The abstract for the paper "The Impact of Housing Prices on Aggregate Consumption: Evidence from an East Asian City-State" by Phang Sock Yong states clearly that "there is no evidence that housing prices have produced either wealth or collateral enhancement effects on consumption."
There is no need to dwell too deeply into the esoteric academic references to appreciate what we experience in real life. Since CPF "liberalised" the use of the retirement funds in 1980, housing stock is four-fifths HDB, and home ownership is in excess of 90 percent. All this is supposedly good news except that cash was diverted from other necessary expenditures, resulting in the unique Singapore position of being asset rich, cash poor.
The research found that, regardless of the definition of consumption expenditure or disposable income used, the ratio of total consumption expenditure to GDP less personal and corporate taxes fell from 0.59 in 1979 to 0.44 in 1999. Under the myopic hypothese, consumption should track income/wealth movements and respond correspondingly to income/wealth increases and decreases. So where did all that wealth generated go to? Definitely not to the average HDB owner, struggling with a 30-year mortgage repayment schedule.

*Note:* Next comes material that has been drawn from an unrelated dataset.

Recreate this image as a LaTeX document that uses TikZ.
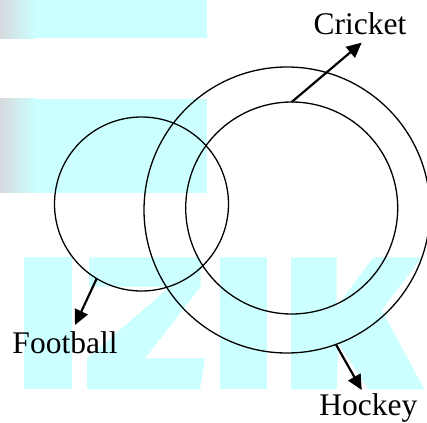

Phang has an explanation for the negative impact of housing price increase on aggregate consumption: The negative wealth effect of house price increases (on those seeking to upgrade or enter the housing market) is stronger than the positive wealth effect of those seeking to downsize their housing assets (presumably to cash out for retirement needs). In Aesop Fable terminology, those chasing the elusive pot of gold may not realise that at the end of the rainbow, the pickings are not that attractive. The paper concludes with this recommendation, "asset enhancement" polices should make a distinction between price increases for housing vis-a-vis other financial assets. Think twice about before betting big on your house, especially one built by HDB.